This blog post was written by Liadan Gunter, Life Coach at Nivati. You can see more of their content on the Nivati platform and on the Nivati blog. If you want to learn more about Nivati, click here.
You’re standing at the foot of a cliff overlooking the horizon. It’s the beginning of your life. In front of you, you see endless possibilities. To the left you see one route you can take, straight ahead another, and to the right a completely different set of options. It’s both an exciting time when everything and anything is possible, and a nerve-wracking one. “How do I make these choices?” you may be wondering.
We all make choices throughout the course of our lives, and we can always start over and begin anew, no matter our age.

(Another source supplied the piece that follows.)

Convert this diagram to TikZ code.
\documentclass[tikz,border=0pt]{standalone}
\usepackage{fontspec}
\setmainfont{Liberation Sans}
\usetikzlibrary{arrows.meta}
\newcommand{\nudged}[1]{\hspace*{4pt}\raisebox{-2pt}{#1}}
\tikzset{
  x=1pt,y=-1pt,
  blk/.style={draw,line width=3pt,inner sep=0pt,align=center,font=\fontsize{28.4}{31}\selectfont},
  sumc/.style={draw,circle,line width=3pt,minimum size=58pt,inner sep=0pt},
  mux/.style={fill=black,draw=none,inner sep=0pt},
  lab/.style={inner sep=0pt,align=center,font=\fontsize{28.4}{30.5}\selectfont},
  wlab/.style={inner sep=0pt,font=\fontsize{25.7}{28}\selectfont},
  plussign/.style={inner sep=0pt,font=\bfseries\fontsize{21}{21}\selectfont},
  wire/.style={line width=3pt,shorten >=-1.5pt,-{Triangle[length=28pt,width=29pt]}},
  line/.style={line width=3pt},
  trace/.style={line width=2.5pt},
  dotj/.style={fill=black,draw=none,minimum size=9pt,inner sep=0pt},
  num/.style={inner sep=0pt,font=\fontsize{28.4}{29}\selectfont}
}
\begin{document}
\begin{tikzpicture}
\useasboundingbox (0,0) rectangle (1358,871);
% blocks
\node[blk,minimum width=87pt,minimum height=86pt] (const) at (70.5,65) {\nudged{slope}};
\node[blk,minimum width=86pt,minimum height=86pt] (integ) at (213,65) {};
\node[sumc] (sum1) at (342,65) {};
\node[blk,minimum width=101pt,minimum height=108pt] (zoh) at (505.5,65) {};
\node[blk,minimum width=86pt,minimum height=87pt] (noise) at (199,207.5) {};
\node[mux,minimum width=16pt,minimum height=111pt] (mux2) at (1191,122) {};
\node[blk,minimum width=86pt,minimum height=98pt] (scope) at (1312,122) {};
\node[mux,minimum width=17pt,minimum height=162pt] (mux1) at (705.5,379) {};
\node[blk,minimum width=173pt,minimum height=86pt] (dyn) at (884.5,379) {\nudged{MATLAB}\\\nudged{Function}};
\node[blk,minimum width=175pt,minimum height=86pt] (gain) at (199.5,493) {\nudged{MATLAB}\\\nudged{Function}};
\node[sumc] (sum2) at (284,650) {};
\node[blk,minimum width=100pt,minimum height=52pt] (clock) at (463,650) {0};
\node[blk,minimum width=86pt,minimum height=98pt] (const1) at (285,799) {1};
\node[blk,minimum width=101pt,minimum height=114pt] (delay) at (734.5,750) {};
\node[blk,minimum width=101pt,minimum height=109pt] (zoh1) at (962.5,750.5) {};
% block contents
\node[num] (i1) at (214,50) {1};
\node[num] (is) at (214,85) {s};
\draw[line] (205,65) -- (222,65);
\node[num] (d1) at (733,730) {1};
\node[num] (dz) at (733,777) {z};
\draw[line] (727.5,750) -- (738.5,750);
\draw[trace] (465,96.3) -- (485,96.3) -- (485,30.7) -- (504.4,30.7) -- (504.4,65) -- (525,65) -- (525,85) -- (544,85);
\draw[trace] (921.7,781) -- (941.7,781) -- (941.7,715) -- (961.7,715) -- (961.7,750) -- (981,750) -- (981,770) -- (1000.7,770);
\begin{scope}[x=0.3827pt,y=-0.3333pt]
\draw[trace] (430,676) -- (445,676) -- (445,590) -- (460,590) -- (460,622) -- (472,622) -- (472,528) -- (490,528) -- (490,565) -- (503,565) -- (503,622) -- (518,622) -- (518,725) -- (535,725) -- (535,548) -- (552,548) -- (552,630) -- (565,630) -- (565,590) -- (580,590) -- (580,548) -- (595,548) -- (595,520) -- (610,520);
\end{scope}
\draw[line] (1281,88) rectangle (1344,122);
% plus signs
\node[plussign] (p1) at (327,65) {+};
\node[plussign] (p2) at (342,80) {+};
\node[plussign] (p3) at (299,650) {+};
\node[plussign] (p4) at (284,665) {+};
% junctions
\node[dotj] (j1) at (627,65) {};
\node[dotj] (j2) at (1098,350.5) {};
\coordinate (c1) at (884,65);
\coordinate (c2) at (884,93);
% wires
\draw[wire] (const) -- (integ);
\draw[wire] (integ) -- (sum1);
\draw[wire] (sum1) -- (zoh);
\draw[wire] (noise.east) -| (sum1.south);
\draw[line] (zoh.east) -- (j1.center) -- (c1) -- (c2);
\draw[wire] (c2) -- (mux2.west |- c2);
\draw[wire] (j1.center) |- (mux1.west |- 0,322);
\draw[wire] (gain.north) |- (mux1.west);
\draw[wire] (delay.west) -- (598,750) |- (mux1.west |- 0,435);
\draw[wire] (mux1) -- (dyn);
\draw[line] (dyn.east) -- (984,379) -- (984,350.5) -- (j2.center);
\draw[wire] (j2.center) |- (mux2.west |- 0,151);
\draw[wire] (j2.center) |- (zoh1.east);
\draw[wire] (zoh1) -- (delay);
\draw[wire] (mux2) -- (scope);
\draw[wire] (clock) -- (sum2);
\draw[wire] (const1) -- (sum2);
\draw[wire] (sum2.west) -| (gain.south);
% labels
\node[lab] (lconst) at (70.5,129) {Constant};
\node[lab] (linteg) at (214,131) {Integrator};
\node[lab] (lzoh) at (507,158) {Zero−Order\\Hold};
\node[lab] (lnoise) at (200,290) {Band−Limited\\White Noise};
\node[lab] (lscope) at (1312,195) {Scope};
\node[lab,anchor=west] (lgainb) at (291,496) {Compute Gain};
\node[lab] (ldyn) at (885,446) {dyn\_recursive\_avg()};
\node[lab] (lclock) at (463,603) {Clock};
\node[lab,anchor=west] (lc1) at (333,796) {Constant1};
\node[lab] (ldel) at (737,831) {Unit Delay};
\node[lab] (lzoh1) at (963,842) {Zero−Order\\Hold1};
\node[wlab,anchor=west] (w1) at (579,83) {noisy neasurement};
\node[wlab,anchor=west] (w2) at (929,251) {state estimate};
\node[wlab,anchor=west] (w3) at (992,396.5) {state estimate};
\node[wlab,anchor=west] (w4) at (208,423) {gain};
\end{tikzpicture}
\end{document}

However, it’s when you’re at the beginning of your adult life where you’re tasked with a whole lot: creating community, learning about the world, yourself, others, and making many choices that define and construct the life you’ll live for years to come. It can feel like a tremendous burden, even if it’s exciting all at the same time.
So how can you make appropriate choices? How can you figure out what you want to do with your life? Where does one begin? If you're a college student or young professional, this article is for you! If you're pretty deep into your career, skip to the final section for more information for you.
Analyze the Lifestyle You’d Like to Have
As you embark on trying to decipher what you’d like to do, I recommend first analyzing the lifestyle you’d like to live. It’s much easier to choose an appropriate career or job or area of study if you have an idea of how you’d like to live at the lifestyle level.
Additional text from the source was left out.